What the Hell is wrong with me? I seem to be completely unable to concentrate on anything for very long. This really came to a head recently when I read Warren Ellis' article on where ideas came from. After talking about doing the real world thing, about reading and living and that One Moment when the story comes to you, he wrote:
For that brief moment where it's all flaring and welding together, you are Holy. You can't be touched. Something impossible and brilliant has happened and suddenly you understand what it would be like if Einstein's brain was placed into the body of a young tyrannosaur, stuffed full of amphetamines and suffused with Sex Radiation.

That is what has happened to me tonight. I am beaming Sex Rays across the world and my brain is all lit up with Holy Fire. If I felt like it, I could shag a million nuns and destroy their faith in Christ.
No shit, Warren.

I was playing the other day with a to-do manager. I know I shouldn't do that; I have a perfectly good system on paper that works just fine. But I can't help the temptations of the electronica and its shininess, so I was playing with it. Wrestling is more like it, though, because the thing sucked: it didn't have contextualizations, and it was really hard to isolate down what to do "at home" or "at the office" or "at the computer", like David says you should.

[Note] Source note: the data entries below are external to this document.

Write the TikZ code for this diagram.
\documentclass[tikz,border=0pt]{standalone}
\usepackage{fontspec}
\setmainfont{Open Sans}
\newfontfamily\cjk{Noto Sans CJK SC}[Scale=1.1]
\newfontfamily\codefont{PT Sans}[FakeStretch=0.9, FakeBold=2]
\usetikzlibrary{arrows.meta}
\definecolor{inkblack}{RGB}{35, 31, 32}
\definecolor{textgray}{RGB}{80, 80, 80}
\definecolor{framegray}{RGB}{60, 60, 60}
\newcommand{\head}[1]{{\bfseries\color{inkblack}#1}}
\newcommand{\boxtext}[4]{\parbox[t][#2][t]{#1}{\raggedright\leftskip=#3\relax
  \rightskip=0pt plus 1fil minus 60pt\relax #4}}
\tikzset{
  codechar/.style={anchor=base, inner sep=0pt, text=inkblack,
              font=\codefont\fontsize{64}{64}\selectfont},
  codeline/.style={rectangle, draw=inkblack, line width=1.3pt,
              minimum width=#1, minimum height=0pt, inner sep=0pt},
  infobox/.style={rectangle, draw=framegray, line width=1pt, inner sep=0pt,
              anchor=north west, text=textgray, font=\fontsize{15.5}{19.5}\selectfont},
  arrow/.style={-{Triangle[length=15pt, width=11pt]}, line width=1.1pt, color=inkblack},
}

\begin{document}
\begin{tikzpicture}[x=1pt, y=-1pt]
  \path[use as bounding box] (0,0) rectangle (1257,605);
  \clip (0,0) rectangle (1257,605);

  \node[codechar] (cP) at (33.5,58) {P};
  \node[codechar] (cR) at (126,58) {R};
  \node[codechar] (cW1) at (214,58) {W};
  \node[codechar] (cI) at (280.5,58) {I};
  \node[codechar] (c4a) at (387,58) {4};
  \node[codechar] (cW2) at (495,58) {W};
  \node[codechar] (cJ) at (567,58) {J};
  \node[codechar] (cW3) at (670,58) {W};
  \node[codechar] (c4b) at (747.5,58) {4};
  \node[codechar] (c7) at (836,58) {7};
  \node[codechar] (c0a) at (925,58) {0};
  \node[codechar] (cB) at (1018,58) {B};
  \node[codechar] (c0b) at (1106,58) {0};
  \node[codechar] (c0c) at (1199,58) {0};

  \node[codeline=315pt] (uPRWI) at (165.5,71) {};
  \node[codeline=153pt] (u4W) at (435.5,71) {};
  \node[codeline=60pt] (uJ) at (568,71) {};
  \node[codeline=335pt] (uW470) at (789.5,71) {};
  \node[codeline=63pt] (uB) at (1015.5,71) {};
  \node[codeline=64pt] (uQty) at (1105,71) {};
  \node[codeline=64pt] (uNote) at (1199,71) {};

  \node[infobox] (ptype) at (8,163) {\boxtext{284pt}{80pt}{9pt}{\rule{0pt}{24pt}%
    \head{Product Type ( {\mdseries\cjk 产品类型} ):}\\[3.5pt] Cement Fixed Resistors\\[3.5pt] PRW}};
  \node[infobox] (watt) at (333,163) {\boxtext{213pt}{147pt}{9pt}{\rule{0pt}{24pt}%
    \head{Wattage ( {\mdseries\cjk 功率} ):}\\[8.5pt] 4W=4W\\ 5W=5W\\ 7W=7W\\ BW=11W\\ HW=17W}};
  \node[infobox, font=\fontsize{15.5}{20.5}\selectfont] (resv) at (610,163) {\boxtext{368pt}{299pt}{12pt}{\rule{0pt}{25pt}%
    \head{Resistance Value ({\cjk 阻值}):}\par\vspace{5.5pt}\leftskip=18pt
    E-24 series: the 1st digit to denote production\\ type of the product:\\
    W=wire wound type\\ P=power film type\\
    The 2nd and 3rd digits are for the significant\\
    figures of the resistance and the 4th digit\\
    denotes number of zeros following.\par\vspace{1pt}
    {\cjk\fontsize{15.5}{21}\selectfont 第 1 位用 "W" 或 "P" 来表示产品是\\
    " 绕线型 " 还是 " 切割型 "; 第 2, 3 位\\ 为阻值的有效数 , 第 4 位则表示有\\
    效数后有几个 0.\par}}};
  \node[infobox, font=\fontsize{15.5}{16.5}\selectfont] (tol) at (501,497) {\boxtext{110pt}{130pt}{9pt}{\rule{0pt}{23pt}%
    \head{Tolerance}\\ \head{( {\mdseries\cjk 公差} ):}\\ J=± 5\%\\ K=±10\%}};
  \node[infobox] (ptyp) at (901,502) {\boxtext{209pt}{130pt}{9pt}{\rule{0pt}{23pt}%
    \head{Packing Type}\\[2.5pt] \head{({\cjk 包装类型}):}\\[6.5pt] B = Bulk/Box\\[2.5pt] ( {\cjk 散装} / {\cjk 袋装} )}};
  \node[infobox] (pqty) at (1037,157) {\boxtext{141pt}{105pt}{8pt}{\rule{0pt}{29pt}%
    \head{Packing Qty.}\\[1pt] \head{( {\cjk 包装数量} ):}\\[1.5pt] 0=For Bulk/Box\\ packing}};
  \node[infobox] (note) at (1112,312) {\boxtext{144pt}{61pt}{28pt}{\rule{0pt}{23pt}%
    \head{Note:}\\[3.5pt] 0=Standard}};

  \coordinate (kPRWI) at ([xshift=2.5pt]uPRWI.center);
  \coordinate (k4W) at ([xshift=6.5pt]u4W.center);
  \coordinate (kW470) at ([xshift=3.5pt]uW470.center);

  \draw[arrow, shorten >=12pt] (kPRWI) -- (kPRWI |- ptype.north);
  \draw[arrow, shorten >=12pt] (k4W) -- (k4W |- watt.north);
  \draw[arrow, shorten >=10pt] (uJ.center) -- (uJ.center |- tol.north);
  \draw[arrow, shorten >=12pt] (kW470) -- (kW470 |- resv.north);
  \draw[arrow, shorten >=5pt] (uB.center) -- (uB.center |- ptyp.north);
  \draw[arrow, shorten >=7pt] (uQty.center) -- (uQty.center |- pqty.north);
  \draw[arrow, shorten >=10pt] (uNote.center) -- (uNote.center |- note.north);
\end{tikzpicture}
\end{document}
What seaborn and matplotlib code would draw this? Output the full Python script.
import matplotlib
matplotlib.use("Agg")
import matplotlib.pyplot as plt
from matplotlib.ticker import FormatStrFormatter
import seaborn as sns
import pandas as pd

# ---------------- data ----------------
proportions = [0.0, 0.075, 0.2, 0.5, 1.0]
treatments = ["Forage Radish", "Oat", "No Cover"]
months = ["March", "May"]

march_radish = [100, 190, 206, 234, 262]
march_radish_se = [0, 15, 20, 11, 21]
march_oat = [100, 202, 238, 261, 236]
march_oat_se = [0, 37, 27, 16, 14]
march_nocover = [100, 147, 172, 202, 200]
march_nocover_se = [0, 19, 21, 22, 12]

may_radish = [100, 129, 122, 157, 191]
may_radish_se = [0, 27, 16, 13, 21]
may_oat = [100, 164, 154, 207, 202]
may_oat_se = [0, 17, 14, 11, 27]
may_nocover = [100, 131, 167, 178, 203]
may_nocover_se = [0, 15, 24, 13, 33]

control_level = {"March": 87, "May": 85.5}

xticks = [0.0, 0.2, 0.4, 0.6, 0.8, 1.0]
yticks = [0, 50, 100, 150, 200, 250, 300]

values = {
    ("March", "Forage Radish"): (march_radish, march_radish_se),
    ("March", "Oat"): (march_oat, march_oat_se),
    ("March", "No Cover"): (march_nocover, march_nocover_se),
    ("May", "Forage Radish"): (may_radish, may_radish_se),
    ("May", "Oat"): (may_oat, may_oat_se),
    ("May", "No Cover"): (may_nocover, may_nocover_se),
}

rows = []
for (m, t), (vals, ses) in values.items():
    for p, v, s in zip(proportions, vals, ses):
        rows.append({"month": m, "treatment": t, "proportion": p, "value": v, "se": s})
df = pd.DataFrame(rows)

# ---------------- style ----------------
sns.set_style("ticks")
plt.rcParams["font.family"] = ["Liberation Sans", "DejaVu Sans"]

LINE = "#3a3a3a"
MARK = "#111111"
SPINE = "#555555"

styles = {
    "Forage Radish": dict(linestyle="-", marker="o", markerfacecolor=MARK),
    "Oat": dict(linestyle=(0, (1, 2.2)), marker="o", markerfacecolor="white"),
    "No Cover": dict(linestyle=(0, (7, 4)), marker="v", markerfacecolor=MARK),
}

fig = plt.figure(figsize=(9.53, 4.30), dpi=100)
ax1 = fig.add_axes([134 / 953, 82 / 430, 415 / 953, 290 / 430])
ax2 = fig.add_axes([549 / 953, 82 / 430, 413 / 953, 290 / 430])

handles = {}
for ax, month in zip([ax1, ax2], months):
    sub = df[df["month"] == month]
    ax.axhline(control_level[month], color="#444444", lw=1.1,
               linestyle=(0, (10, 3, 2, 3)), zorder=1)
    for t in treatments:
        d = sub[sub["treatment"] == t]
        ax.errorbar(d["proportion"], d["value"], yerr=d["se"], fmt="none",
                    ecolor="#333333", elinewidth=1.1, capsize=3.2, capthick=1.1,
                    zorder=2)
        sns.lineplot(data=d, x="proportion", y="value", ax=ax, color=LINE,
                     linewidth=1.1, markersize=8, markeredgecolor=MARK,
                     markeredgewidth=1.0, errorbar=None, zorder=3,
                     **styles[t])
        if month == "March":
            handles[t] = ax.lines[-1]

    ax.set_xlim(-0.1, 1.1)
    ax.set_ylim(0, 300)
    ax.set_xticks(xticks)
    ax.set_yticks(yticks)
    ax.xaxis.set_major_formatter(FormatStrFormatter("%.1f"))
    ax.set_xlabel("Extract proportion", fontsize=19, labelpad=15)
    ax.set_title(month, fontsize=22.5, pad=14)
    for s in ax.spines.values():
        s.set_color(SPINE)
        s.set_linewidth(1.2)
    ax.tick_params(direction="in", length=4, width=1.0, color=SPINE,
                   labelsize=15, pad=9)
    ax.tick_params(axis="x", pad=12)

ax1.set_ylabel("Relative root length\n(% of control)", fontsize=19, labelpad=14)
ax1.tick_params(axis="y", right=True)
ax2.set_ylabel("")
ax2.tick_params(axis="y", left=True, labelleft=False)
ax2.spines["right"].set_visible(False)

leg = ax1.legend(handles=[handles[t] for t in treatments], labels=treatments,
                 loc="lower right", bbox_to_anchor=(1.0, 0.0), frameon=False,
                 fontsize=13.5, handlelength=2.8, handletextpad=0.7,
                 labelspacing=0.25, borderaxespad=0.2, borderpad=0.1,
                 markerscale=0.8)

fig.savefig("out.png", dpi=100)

I had thoughts like "It would be nice if this thing had a search function!" and "In the real world we don't categorize things at a certain scale; we tag them!" And then, in that brilliant bolt of heat and light that Ellis describes, the entire thing fell out of my head. I grabbed the nearest notebook and began scribbling. I threw out one sheet, then another, then another. By the fifth sheet I had a working UML Client-Server Logical View and a pretty good idea of the UML Class Diagram for the first-pass SQL database on the sixth. I realized I was actually designing a generic system, and branched it out into three different ideas: a single-user to-do system with a variable dating structure for pending and immanent tasks; a multi-user to-do system with a variable dating structure and a rich interface; a multi-user to-do system with a tagging and search system. I realized what I'd been doing wrong with my design of Consilience and fixed it.

As I was suffused with this holy fire, a first-pass implementation rumbled through my head. I had been reading up on Django and Dojo recently, and finally had found the perfect excuse.

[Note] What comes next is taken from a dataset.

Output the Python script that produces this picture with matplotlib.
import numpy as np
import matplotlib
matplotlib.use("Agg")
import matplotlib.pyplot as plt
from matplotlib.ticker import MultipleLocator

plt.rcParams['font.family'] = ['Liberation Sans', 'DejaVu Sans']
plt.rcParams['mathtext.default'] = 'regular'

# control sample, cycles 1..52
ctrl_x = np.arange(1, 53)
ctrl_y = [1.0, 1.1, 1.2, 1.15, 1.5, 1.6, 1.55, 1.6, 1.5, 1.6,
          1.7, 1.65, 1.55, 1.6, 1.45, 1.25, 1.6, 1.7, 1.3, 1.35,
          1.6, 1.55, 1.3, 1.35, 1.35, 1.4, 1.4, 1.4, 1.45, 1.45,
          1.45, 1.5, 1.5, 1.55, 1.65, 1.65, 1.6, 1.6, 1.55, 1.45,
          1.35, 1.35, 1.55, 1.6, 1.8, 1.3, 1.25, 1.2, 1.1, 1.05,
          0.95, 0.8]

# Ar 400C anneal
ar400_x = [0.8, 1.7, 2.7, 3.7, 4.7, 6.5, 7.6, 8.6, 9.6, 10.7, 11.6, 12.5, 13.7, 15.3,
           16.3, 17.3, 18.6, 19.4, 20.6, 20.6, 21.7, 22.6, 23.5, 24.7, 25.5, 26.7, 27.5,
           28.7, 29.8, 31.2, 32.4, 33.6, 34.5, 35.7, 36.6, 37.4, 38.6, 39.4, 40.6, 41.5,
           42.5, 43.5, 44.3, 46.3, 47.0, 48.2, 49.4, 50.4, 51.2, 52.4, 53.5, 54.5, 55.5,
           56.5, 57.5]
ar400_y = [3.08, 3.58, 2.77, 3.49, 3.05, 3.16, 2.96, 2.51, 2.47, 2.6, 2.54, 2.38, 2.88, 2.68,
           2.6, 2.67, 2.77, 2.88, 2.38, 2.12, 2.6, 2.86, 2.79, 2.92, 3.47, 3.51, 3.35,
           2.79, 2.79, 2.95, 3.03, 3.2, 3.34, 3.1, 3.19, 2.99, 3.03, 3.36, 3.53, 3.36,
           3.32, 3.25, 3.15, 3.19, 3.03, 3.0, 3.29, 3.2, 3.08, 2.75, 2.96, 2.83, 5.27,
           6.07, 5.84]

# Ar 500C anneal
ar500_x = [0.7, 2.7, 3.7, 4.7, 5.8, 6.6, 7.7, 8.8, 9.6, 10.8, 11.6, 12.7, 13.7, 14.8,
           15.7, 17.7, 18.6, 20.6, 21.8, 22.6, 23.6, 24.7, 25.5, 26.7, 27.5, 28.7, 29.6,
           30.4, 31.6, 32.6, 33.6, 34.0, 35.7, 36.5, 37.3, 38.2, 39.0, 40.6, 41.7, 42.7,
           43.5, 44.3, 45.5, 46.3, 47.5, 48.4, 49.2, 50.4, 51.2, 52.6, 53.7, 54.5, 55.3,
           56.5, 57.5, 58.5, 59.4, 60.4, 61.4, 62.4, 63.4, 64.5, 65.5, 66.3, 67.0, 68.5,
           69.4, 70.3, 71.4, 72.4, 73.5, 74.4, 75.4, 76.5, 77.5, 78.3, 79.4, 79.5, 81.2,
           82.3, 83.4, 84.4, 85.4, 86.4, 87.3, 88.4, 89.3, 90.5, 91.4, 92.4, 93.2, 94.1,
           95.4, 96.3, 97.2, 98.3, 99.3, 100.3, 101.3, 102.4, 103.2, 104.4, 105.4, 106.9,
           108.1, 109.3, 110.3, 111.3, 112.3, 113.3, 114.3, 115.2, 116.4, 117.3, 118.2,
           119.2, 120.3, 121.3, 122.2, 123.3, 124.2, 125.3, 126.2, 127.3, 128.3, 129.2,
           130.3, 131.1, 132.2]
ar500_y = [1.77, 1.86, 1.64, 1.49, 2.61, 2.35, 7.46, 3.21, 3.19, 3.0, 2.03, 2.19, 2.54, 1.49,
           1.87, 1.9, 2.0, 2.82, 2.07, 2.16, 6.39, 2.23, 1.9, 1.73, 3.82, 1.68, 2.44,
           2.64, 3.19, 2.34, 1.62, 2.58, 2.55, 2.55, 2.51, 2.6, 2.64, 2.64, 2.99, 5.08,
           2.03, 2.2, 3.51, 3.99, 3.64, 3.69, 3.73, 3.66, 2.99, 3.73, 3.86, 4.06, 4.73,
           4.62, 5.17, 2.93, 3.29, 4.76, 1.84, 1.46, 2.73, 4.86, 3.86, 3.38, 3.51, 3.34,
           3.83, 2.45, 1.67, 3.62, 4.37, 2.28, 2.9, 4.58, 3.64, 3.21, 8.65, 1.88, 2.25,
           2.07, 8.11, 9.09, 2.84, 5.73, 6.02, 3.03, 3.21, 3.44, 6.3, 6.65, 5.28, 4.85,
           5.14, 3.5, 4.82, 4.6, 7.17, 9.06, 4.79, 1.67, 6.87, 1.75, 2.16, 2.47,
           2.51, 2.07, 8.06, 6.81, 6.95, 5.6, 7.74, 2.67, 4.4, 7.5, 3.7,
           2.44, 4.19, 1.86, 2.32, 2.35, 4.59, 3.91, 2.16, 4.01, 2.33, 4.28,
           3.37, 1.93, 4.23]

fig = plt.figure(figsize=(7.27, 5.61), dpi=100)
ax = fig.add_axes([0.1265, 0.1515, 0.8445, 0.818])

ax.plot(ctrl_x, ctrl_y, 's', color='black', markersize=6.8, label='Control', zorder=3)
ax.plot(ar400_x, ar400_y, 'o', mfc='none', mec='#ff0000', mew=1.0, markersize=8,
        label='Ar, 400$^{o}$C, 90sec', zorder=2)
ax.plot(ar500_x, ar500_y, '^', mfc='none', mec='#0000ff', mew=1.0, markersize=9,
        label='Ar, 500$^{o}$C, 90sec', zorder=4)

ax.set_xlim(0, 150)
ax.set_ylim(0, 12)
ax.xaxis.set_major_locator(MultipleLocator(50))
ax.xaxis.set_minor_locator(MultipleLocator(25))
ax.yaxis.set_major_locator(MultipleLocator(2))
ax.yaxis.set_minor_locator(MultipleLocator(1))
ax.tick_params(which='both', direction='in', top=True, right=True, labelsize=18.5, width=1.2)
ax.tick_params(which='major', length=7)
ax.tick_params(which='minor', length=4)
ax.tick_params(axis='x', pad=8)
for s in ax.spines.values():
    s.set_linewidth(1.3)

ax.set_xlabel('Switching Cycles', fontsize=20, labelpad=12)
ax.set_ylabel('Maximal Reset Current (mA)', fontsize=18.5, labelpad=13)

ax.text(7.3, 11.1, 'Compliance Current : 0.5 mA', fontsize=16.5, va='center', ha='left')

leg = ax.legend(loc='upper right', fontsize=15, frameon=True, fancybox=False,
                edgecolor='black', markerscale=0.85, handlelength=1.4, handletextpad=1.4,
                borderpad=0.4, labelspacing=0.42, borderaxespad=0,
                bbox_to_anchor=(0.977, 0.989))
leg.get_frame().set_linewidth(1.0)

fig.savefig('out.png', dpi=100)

And then I realized I would actually have to write the damn things. I'd have to find a graphic art theme for them. (My brain says "Ben Franklin! Zombies! iUI!") I'd have to put them up somewhere, let other people bash on them, and maybe someday I'd even market them.

And that just seemed like work.

See, and I do this shit with writing, too. I get a great idea and I write it down, and then I realize I have to write a whole freakin' story around the idea to make it work, to bring it to life. I have to write out the the characters getting to the story so I can learn to live with them as more than mere stereotypes (and believe me, Linia & Misuko have been on my ass all month to get to their next novel) boinking away on page after page.

Maybe it's just age. I don't see the reward anymore, especially not of converting my efforts into commercial ventures. The writing isn't going to bring in income, and it's not getting me laid nearly as often as it did a decade ago-- and I wouldn't have the personal time to enjoy it even if offers were flowing in. And the programming, while fun, is also work: it's what I do at the office.

And the GTD people always tell you that the real secret is to "just start." Yeah, I try that. My hard-drive is littered with projects I "just started," but never got around to finishing.

How do you do it?

Date: 2008-10-21 05:18 pm (UTC)
From: [identity profile] lisakit.livejournal.com
Pick one and stick with it?

Send wife and kids to a friend's house for an afternoon (Ya know y'all are always welcome)?

Offer out the 1st or 2nd draft stuff for help with basic editing?

Compile your next book? Market your first one more aggressively? Do both?

Stop worrying about it when you're sick and get better first?

Date: 2008-10-21 05:27 pm (UTC)
From: [identity profile] dossy.livejournal.com
What I've realized is that I need a "coding buddy" - someone to pair with who is interested in the project when I'm not and keeps it moving forward and vice-versa. Someone who can egg me on when I just want to throw in the towel and vice-versa.

Of course, being in Northern New Jersey, it's ridiculously tough to find a coding buddy - it's like New Jersey is a black hole when it comes to modern technology. But, I haven't given up, yet.

Date: 2008-10-21 05:30 pm (UTC)
From: [identity profile] ysabel.livejournal.com
I have this exact same problem.

Date: 2008-10-21 05:35 pm (UTC)
From: [identity profile] ysabel.livejournal.com
Only my day job involves a lot of stupid political shit, I don't get to use fun tools, and there's not even any opportunity for the Sex Rays. Which is sucking my soul out.

My perspective on it

Date: 2008-10-21 08:11 pm (UTC)
From: [identity profile] fenton.livejournal.com
The entry got too long for here, so I posted it to my own journal (http://fenton.livejournal.com/25230.html).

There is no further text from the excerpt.